Jeff Reinking/NBAE/Getty
Even team statistics, alas, are not enough to capture just how important Allen is to the Sonics, because they fail to give proper weight to where Allen really shines – clutch situations. Post-Intelligencer columnist David Locke first quantified Allen’s fourth-quarter prowess last season, reporting that Allen averaged 6.5 points on 48% shooting in the fourth quarter of “close” games.

This year, he has been even more amazing down the stretch. Allen has scored 10 points or more in the fourth quarter three times this season, coming up with 12 as the Sonics rallied against Memphis, 14 to outduel Kobe Bryant and the L.A. Lakers and topping those performances with 20 points in the fourth period and seven in overtime as the Sonics overcame an 18-point deficit to beat Portland. Allen hit the game-winning shot against the Lakers and put the Sonics ahead by two with seconds to play in regulation against the Blazers.

The Sonics won all three games, as well as a one-point victory at Houston where Allen came up with a steal as Houston inbounded the ball in the final seconds, hitting a free throw to seal a one-point win. In the seven fourth quarters he’s played (he sat out the fourth in a blowout loss at Sacramento), Allen has rung up 62 points, an average of 8.9 points per fourth quarter.

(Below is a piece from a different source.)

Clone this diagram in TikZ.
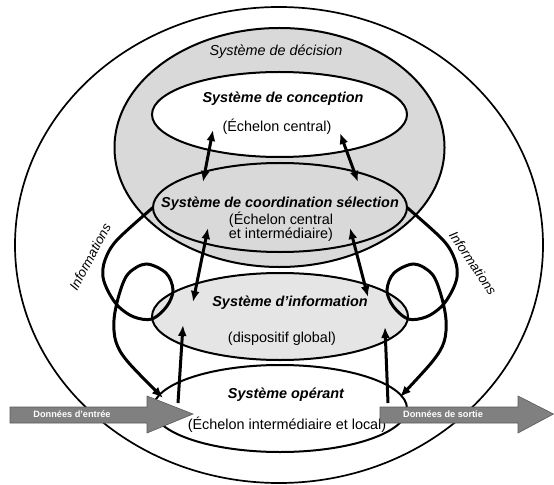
\documentclass[tikz,border=0pt]{standalone}
\usepackage{fontspec}
\setmainfont{Liberation Sans}
\usetikzlibrary{shapes.geometric,arrows.meta}
\definecolor{decgray}{RGB}{217,217,217}
\definecolor{infgray}{RGB}{229,229,229}
\definecolor{blockgray}{RGB}{128,128,128}
\definecolor{blockedge}{RGB}{90,90,90}
\tikzset{
  ell/.style={ellipse, draw, line width=2bp, inner sep=0pt, outer sep=0pt},
  titletext/.style={font=\fontsize{14.4bp}{16bp}\selectfont\bfseries\itshape, inner sep=0pt},
  subtext/.style={font=\fontsize{14.4bp}{14bp}\selectfont, inner sep=0pt, align=center},
  italtext/.style={font=\fontsize{14.4bp}{16bp}\selectfont\itshape, inner sep=0pt},
  infotext/.style={font=\fontsize{13.3bp}{15bp}\selectfont\itshape, inner sep=0pt},
  tipA/.tip={Latex[length=11bp,width=9bp]},
  dblarrow/.style={line width=3bp, tipA-tipA},
  uparrow/.style={line width=3bp, -tipA},
  loopline/.style={line width=3bp, -tipA},
  blockarrow/.style={fill=blockgray, draw=blockedge, line width=0.6bp},
  blocktext/.style={text=white, font=\fontsize{9.2bp}{10bp}\selectfont\bfseries, inner sep=0pt}
}
\begin{document}
\begin{tikzpicture}[x=1bp,y=-1bp]
\useasboundingbox (0,0) rectangle (554,485);
% ellipses
\node[ell, line width=1.7bp, minimum width=528bp, minimum height=476bp] (outer) at (279,245) {};
\node[ell, fill=decgray, minimum width=330bp, minimum height=239bp] (decision) at (279.5,147.5) {};
\node[ell, fill=white, minimum width=255bp, minimum height=85bp] (concep) at (279.5,114.5) {};
\node[ell, fill=decgray, minimum width=254bp, minimum height=89bp] (coord) at (280,207.5) {};
\node[ell, fill=infgray, minimum width=256bp, minimum height=87bp] (info) at (280,316.5) {};
\node[ell, fill=white, minimum width=254bp, minimum height=87bp] (operant) at (280,408.5) {};
% texts
\node[italtext] (tdec) at (276,52) {Système de décision};
\node[titletext] (tconc) at (283,99) {Système de conception};
\node[subtext] (sconc) at (277,127) {(Échelon central)};
\node[titletext] (tcoord) at (280,204) {Système de coordination sélection};
\node[subtext] (scoord) at (281,227) {(Échelon central\\et intermédiaire)};
\node[titletext] (tinfo) at (290,303) {Système d’information};
\node[subtext] (sinfo) at (282,339) {(dispositif global)};
\node[titletext] (toper) at (286,395) {Système opérant};
\node[subtext] (soper) at (287,425) {(Échelon intermédiaire et local)};
\node[infotext, rotate=62] (infl) at (90,257) {Informations};
\node[infotext, rotate=-56] (infr) at (473,263) {Informations};
% arrow end points
\coordinate (a1t) at (213,130); \coordinate (a1b) at (203,182);
\coordinate (a2t) at (340,133); \coordinate (a2b) at (358,182);
\coordinate (a3t) at (208,228); \coordinate (a3b) at (193,302);
\coordinate (a4t) at (350,228); \coordinate (a4b) at (368,297);
\coordinate (a5b) at (178,403); \coordinate (a5t) at (183,325);
\coordinate (a6b) at (388,403); \coordinate (a6t) at (385,327);
\draw[dblarrow] (a1t) -- (a1b);
\draw[dblarrow] (a2t) -- (a2b);
\draw[dblarrow] (a3t) -- (a3b);
\draw[dblarrow] (a4t) -- (a4b);
\draw[uparrow] (a5b) -- (a5t);
\draw[uparrow] (a6b) -- (a6t);
% loops
\coordinate (ltip) at (163,398);
\coordinate (rtip) at (400,397);
\draw[loopline] plot[smooth, tension=0.55] coordinates {(coord.west) (117,240) (105,260) (103,277) (109,293) (119,307) (134,317) (152,319) (167,306) (173,290) (166,273) (146,264) (128,274) (119,295) (114,320) (116,342) (128,362) (ltip)};
\draw[loopline] plot[smooth, tension=0.55] coordinates {(coord.east) (443,240) (455,260) (457,277) (451,293) (441,307) (426,317) (408,319) (393,306) (387,290) (394,273) (414,264) (432,274) (441,295) (446,320) (444,342) (432,362) (rtip)};
% block arrows
\draw[blockarrow] (10,407) -- (147,407) -- (147,396) -- (193,414) -- (147,433) -- (147,423) -- (10,423) -- cycle;
\node[blocktext] (din) at (72,414) {Données d'entrée};
\draw[blockarrow] (380,407) -- (518,407) -- (518,396) -- (553.5,414) -- (518,433) -- (518,423) -- (380,423) -- cycle;
\node[blocktext] (dout) at (443,414) {Données de sortie};
\end{tikzpicture}
\end{document}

The closer the game has been, the better Allen has played. According to the website, Allen has played 35 minutes in what they define as “clutch” situations – five-point margin or smaller, fourth quarter or overtime. In that span, he has scored 42 points on 17-30 shooting (56.7%) and handed out six assists against two turnovers. In those 35 minutes, the Sonics have outscored their opponents by 32 points.

Despite the unpleasant memory of consecutive one-point losses to Denver and Phoenix during December, the Sonics actually fared reasonably well in close games without Allen, going 9-7in games decided by ten points or less. With Allen, however, they’re 3-0 (that doesn’t even count the Blazers game, as the Sonics crushed Portland in overtime to win by 11), bringing their two-year record in such games to 15-8 (.652) with Allen, 22-25 (.468) without him.

That Allen is truly a superstar-level player, that he is critical to the Sonics chances of success, is evident in the confidence he and his team feel when he takes a shot. It is evident in the dejected mood in the opposing locker room (“Jesus (expletive) Shuttlesworth beat us tonight,” one Portland player was quoted as saying, referring to Allen’s character in the movie “He Got Game”). It is evident in the knowledge by every fan, coach, player, and media member that he is going to take the last shot – and make it anyway.

The Sonics are now quite certain of Allen’s value – and they don’t need his absence to demonstrate it.